Kushner's writing is full of excellent, powerful detail.  Here's just one little bit that I liked about a totally minor character:

He only left the house himself one evening a week, Sundays, when he worked as a volunteer security guard at the Red Cross.  He made a big deal about it.  Always took a briefcase with him, and said it held important documents that he needed to study for his next Daytona run.  It wasn't really a briefcase.  It was the emptied container for a backgammon set.  Once, Sammy opened it.  It was filled with candy bars.

It's funny, it's real, it's specific.  What a terrific image is: the backgammon set full of candy bars.  She does that throughout, sketching each individual life with a careful and empathetic eye, and a sense of how absurd life can be.  During the long bus ride to the prison, one prisoner waxes poetic about how they're going to miss the Bloomin' Onion at Outback.

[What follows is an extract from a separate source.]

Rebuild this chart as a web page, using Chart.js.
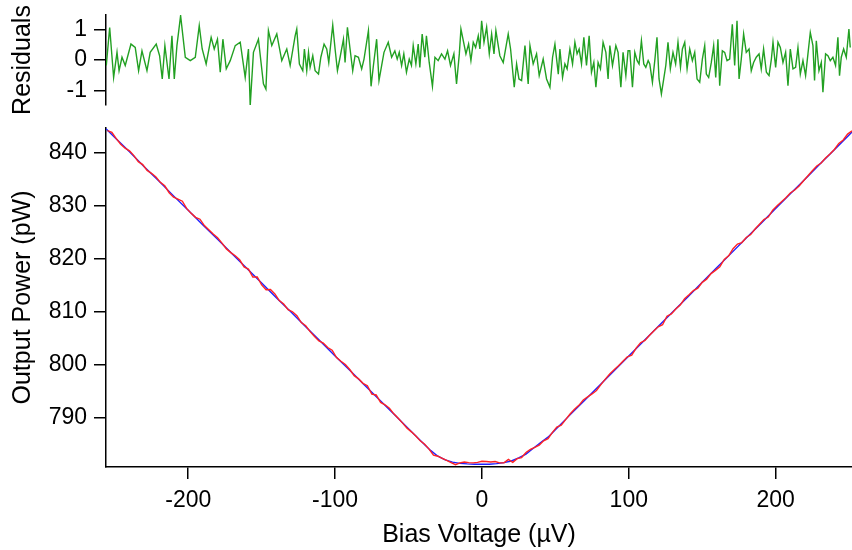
<!DOCTYPE html>
<html>
<head>
<meta charset="utf-8">
<script src="https://cdn.jsdelivr.net/npm/chart.js@4.4.0/dist/chart.umd.min.js"></script>
<style>
  body { margin: 0; background: #fff; }
  canvas { position: absolute; left: 0; top: 0; }
</style>
</head>
<body>
<canvas id="resChart" width="852" height="550"></canvas>
<canvas id="powerChart" width="852" height="550"></canvas>
<script>
// residuals (top panel)
const resV = [-255.8, -253.5, -250.8, -248.5, -247.1, -245.1, -242.9, -239.0, -236.1, -233.8, -231.5, -228.1, -225.9, -221.8, -219.5, -217.7, -215.9, -213.1, -211.1, -209.5, -207.7, -205.2, -202.0, -198.6, -195.2, -192.5, -190.5, -187.8, -184.4, -182.3, -180.1, -178.2, -176.4, -174.1, -171.4, -168.0, -164.6, -161.2, -159.0, -157.8, -155.6, -152.2, -148.8, -147.1, -145.4, -143.1, -139.7, -136.3, -132.9, -130.6, -127.2, -126.1, -124.3,
  -122.0, -120.9, -119.3, -118.1, -117.0, -115.2, -113.6, -111.3, -109.7, -107.5, -105.7, -104.3, -101.6, -100.0, -98.4, -96.6, -94.3, -93.2, -91.6, -89.8, -88.0, -86.4, -84.1, -81.9, -80.3, -77.3, -75.5, -73.9, -71.7, -70.1, -68.3, -66.7, -63.8, -61.5, -59.3, -57.7, -56.3, -54.7, -53.2, -51.4, -49.5, -48.0, -46.8, -45.0, -43.4, -42.3, -40.7, -38.9, -37.8, -35.9, -33.7, -32.0, -29.8, -27.5, -25.2, -23.4, -21.4, -19.1, -17.3, -15.4, -14.3, -12.7, -10.9, -9.1, -7.5, -5.9, -4.3, -2.5, -1.4, -0.2, 1.4, 3.2, 5.0, 6.6, 8.2, 9.5, 12.2, 14.5, 17.9, 19.5, 22.0, 23.6, 25.2, 27.0, 29.3, 31.5, 32.7, 34.9, 37.2, 39.0, 41.7, 44.0, 46.3, 48.1, 49.7, 52.0,
  53.1, 54.9, 56.5, 58.0, 59.9, 61.7, 63.3, 64.8, 66.2, 67.8, 69.4, 71.2, 73.0, 74.6, 76.2, 77.6, 79.1, 80.7, 82.5, 84.4, 85.9, 87.1, 88.9, 91.2, 92.7, 94.6, 96.1, 98.0, 99.5, 100.7, 102.5, 104.1, 105.7, 107.0, 108.6, 110.2, 111.6, 113.2, 114.3, 116.1, 117.7, 119.2, 120.6, 122.2, 123.8, 125.2, 126.7, 128.3, 130.1, 131.9, 133.5, 135.2, 136.5, 138.1, 139.7, 141.5, 143.3, 144.9, 146.5, 148.3, 150.1, 151.7, 152.8, 154.4, 156.2, 157.8, 159.2, 160.7, 161.9, 163.7, 165.3, 166.9, 168.7, 170.5, 172.1, 173.7, 175.1, 176.6, 178.2, 180.0, 181.9, 183.4, 185.0, 186.8, 188.7, 190.2, 191.8, 193.7, 195.5, 197.1, 198.2, 200.0, 201.6, 203.2, 205.0, 206.8, 208.4, 210.0, 211.8, 213.6, 215.2, 216.8, 218.6, 220.4, 222.0, 223.6, 225.4, 226.5, 227.7, 229.5, 231.1, 232.2, 234.0, 235.6, 237.2, 239.0, 240.8, 242.4, 243.5, 244.7, 246.3, 248.1, 249.9, 250.8];
const resR = [-0.18, 1.06, -0.57, 0.25, -0.35, 0.09, -0.18, 0.52, 0.41, -0.35, 0.30, -0.35, 0.25, 0.52, 0.14, -0.62, 0.47, -0.62, 0.79, -0.62, 0.47, 1.45, 0.09, -0.02, 0.09, 1.12, 0.36, -0.13, 0.74, 0.36, 0.68, -0.40, 0.68, -0.29, -0.02, 0.47, 0.58, -0.57, 0.36, -1.49, 0.25, 0.68, -0.78, -0.95, 0.96, 0.47, 0.85, -0.02, 0.36, -0.18, 0.79, 1.01, -0.13,
  -0.35, 0.36, -0.35, 0.25, -0.24, 0.14, -0.35, -0.46, 0.09, 0.52, 0.36, -0.08, 1.14, 0.36, -0.35, 0.09, 0.68, -0.08, 1.07, 0.36, -0.35, 0.14, 0.09, -0.29, 0.03, 0.96, -0.86, -0.18, 0.68, -0.67, -0.18, 0.25, 0.58, 0.09, 0.30, 0.03, 0.25, -0.18, 0.20, -0.40, 0.03, -0.18, 0.47, -0.13, 0.52, -0.24, 0.85, 0.09, 0.79, -0.08, -0.86, 0.09, -0.02, 0.20, 0.03, 0.30, -0.18, 0.20, -0.78, 0.20, 1.01, 0.63, 0.20, 0.52, -0.02, 0.58, 0.41, 0.79, 0.36, 1.28, 0.58, 1.07, 0.20, 0.85, 0.20, 0.96, 0.14, -0.08, 0.85, 0.36, -0.89, -0.13, -0.62, -0.67, 0.47, -0.78, 0.47, -0.13, 0.20, -0.51, 0.03, -0.62, -0.89, 0.09, 0.52, -0.46,
  0.36, -0.57, -0.13, -0.29, 0.36, -0.13, 0.58, 0.20, 0.36, -0.13, 0.74, -0.18, 0.79, -0.40, -0.08, -0.89, -0.08, -0.29, 0.58, 0.25, -0.62, 0.47, -0.18, 0.47, 0.25, -0.89, 0.25, -0.51, 0.30, 0.30, -0.89, 0.25, -0.02, -0.13, 0.63, -0.13, -0.24, -0.02, -0.13, -0.73, -0.02, 0.74, -0.62, -1.11, -0.62, -0.18, 0.58, -0.29, 0.25, -0.13, 0.58, -0.24, 0.36, 0.58, -0.29, 0.36, -0.02, 0.25, -0.62, -0.73, 0.03, 0.47, -0.46, -0.57, -0.08, 0.47, -0.57, 0.68, -0.84, 0.30, 0.25, -0.02, 0.03, 1.17, -0.18, 1.28, -0.62, 0.03, 0.85, 0.25, 0.36, -0.35, -0.08, 0.09, 0.20, -0.29, 0.36, -0.40, -0.51, 0.03, 0.58, -0.24, 0.58, 0.41, -0.08, 0.25, -0.84, 0.36, -0.29, -0.24, 0.41, -0.46, -0.02, -0.51, 0.20, 0.90, 0.47, -0.67, 0.63, -0.35, -0.08, -1.05, 0.20, 0.14, -0.02, 0.09, -0.18, 0.74, -0.51, 0.09, 0.36, 0.09, 1.01, 0.41];

// measured output power (red)
const dataV = [-255, -252, -249, -246, -243, -240, -237, -234, -231, -228, -225, -222, -219, -216, -213, -210, -207, -204, -201, -198, -195, -192, -189, -186, -183, -180, -177, -174, -171, -168, -165, -162, -159, -156, -153, -150, -147, -144, -141, -138, -135, -132, -129, -126, -123, -120, -117, -114, -111, -108, -105, -102, -99, -96, -93, -90, -87, -84, -81, -78, -75, -72, -69, -66, -63, -60, -57, -54, -51, -48, -45, -42, -39, -36, -33, -30, -27, -24, -21, -18, -15, -12, -9, -6, -3, 0, 3, 6, 9, 12, 15, 18, 21, 24, 27, 30, 33, 36, 39, 42, 45, 48, 51, 54, 57, 60, 63, 66, 69, 72, 75, 78, 81, 84, 87, 90, 93, 96, 99, 102, 105, 108, 111, 114, 117, 120, 123, 126, 129, 132, 135, 138, 141, 144, 147, 150, 153, 156, 159, 162, 165, 168, 171, 174, 177, 180, 183, 186, 189, 192, 195, 198, 201, 204, 207, 210, 213, 216, 219, 222, 225, 228, 231, 234, 237, 240, 243, 246, 249, 252];
const dataP = [844.1, 843.8, 842.6, 841.55, 840.8, 840.3, 839.4, 838.25, 837.7, 836.6,
  836.05, 835.35, 834.35, 833.7, 832.4, 831.55, 831.2, 830.8, 829.4, 828.5,
  827.75, 827.4, 826.2, 825.4, 824.6, 823.9, 822.9, 821.8, 821.1, 820.5,
  819.75, 818.4, 818.0, 816.5, 816.5, 815.0, 814.1, 814.15, 813.3, 812.05,
  811.4, 810.35, 809.95, 809.2, 807.9, 807.3, 806.2, 805.3, 804.45, 804.05,
  803.2, 802.7, 801.3, 800.6, 800.0, 799.05, 797.9, 797.3, 796.45, 796.0,
  794.4, 794.25, 792.85, 792.4, 791.75, 790.7, 789.85, 788.95, 788.0, 787.3,
  786.5, 785.6, 784.95, 784.05, 782.9, 782.7, 782.3, 781.9, 781.5, 781.1,
  781.45, 781.6, 781.5, 781.45, 781.55, 781.75, 781.7, 781.6, 781.7, 781.45,
  781.45, 782.1, 781.55, 782.25, 782.45, 783.4, 784.0, 784.35, 784.8, 785.6,
  786.0, 787.2, 788.2, 788.55, 789.6, 790.65, 791.55, 792.3, 793.3, 793.9,
  794.45, 795.1, 796.2, 797.25, 798.2, 799.0, 799.75, 800.6, 801.45, 801.75,
  803.1, 804.1, 804.55, 805.45, 806.3, 807.1, 807.5, 809.1, 809.55, 810.45,
  811.2, 812.4, 813.15, 813.95, 814.4, 815.5, 816.1, 817.15, 817.75, 818.45,
  819.8, 820.5, 821.85, 822.7, 823.0, 823.95, 824.5, 825.55, 826.45, 827.35,
  827.8, 829.1, 829.95, 830.7, 831.45, 832.35, 832.9, 833.65, 834.65, 835.6,
  836.55, 837.45, 838.0, 838.95, 839.7, 840.55, 841.7, 842.35, 843.45, 844.05];

// fitted curve (blue)
const fitV = [-256, -250, -240, -230, -220, -210, -200, -190, -180, -170, -160, -150, -140, -130, -120, -110, -100, -90, -80, -70, -60, -50, -40, -35, -30, -25, -20, -15, -10, -5, 0, 5, 10, 15, 20, 25, 30, 35, 40, 45, 50, 60, 70, 80, 90, 100, 110, 120, 130, 140, 150, 160, 170, 180, 190, 200, 210, 220, 230, 240, 250, 252];
const fitP = [844.45, 842.8, 840.1, 837.3, 834.6, 831.8, 829.1, 826.3, 823.6, 820.85, 818.1, 815.35, 812.6, 809.9, 807.1, 804.4, 801.6, 798.9, 796.15, 793.4, 790.65, 787.9, 785.15, 783.8, 782.7, 782.0, 781.6, 781.35, 781.25, 781.2, 781.2, 781.2, 781.3, 781.5, 781.8, 782.4, 783.1, 784.2, 785.3, 786.3, 787.7, 790.5, 793.25, 796.05, 798.8, 801.6, 804.4, 807.15, 809.95, 812.7, 815.5, 818.3, 821.05, 823.85, 826.6, 829.4, 832.2, 834.95, 837.75, 840.5, 843.3, 843.85];

const xTicks = [-200, -100, 0, 100, 200];
const powerTicks = [790, 800, 810, 820, 830, 840];
const resTicks = [-1, 0, 1];

Chart.defaults.font.family = '"Liberation Sans", Arial, sans-serif';
Chart.defaults.color = '#000';

const toXY = (xs, ys) => xs.map((x, i) => ({ x: x, y: ys[i] }));

function yAxis(min, max, ticks, title) {
    return {
        type: 'linear',
        min: min,
        max: max,
        afterBuildTicks: s => { s.ticks = ticks.map(v => ({ value: v })); },
        afterFit: s => { s.width = 106; s.paddingTop = 0; s.paddingBottom = 0; },
        border: { color: '#000', width: 1.5 },
        grid: { drawOnChartArea: false, tickLength: 12, color: '#000', lineWidth: 1.5 },
        ticks: { font: { size: 23 }, padding: 7, color: '#000' },
        title: { display: true, text: title, font: { size: 25 }, padding: { top: 8, bottom: 0 }, color: '#000' }
    };
}

new Chart(document.getElementById('resChart'), {
    type: 'line',
    data: {
        datasets: [{
            data: toXY(resV, resR),
            borderColor: 'rgb(34,160,34)',
            borderWidth: 1.4,
            pointRadius: 0,
            tension: 0
        }]
    },
    options: {
        responsive: false,
        animation: false,
        layout: { padding: { top: 15, bottom: 445, left: 0, right: 0 } },
        plugins: { legend: { display: false }, tooltip: { enabled: false } },
        scales: {
            x: { type: 'linear', min: -256, max: 252, display: false },
            y: yAxis(-1.47, 1.47, resTicks, 'Residuals')
        }
    }
});

new Chart(document.getElementById('powerChart'), {
    type: 'line',
    data: {
        datasets: [
            {
                data: toXY(dataV, dataP),
                borderColor: 'rgb(255,35,35)',
                borderWidth: 1.4,
                pointRadius: 0,
                tension: 0
            },
            {
                data: toXY(fitV, fitP),
                borderColor: 'rgb(30,30,255)',
                borderWidth: 1.4,
                pointRadius: 0,
                tension: 0
            }
        ]
    },
    options: {
        responsive: false,
        animation: false,
        layout: { padding: { top: 128, bottom: 0, left: 0, right: 0 } },
        plugins: { legend: { display: false }, tooltip: { enabled: false } },
        scales: {
            x: {
                type: 'linear',
                min: -256,
                max: 252,
                afterBuildTicks: s => { s.ticks = xTicks.map(v => ({ value: v })); },
                afterFit: s => { s.height = 83; s.paddingLeft = 0; s.paddingRight = 0; },
                border: { color: '#000', width: 1.5 },
                grid: { drawOnChartArea: false, tickLength: 12, color: '#000', lineWidth: 1.5 },
                ticks: { font: { size: 23 }, padding: 8, color: '#000', maxRotation: 0 },
                title: { display: true, text: 'Bias Voltage (µV)', font: { size: 25 }, padding: { top: 0, bottom: 0 }, color: '#000' }
            },
            y: yAxis(780.67, 844.6, powerTicks, 'Output Power (pW)')
        }
    }
});
</script>
</body>
</html>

But as a whole, the narrative sags.  It takes a hundred pages just to get Romy off the bus and into the prison.  The novel is peppered with accounts from other characters, sometimes in the first person, sometimes in the third: her cellmate, Sammy, the crooked cop, Doc, in a men's prison somewhere, and especially Gordon, the tutor.  Kushner also splices in some sections from Ted Kaczynski's journals.  And while I think I get why--Gordon lives isolated in the mountains, like Kaczynski; Romy imagines those same mountains are a kind of Eden just out of reach; neither Gordon nor Kaczynski can understand isolation in the way Romy can because their isolation is her Eden, etc., etc.--it seems like a lot of pages to make what seems like a convoluted observational loop.  The Gordon sections are especially frustrating, because as interesting as he is as a character, his presence ends up a narrative dead end for Romy.  As a result, the time spent in the actual prison with Romy is relatively short. 

The end gives a flash of narrative drive, but it doesn't quite ring true, in a novel that spends so much time milling about in the fine details.  Forget it.  Life sentences don't have narrative drive.  As Kushner writes, "[L]ife does not go off the rails because it is the rails, goes where it goes."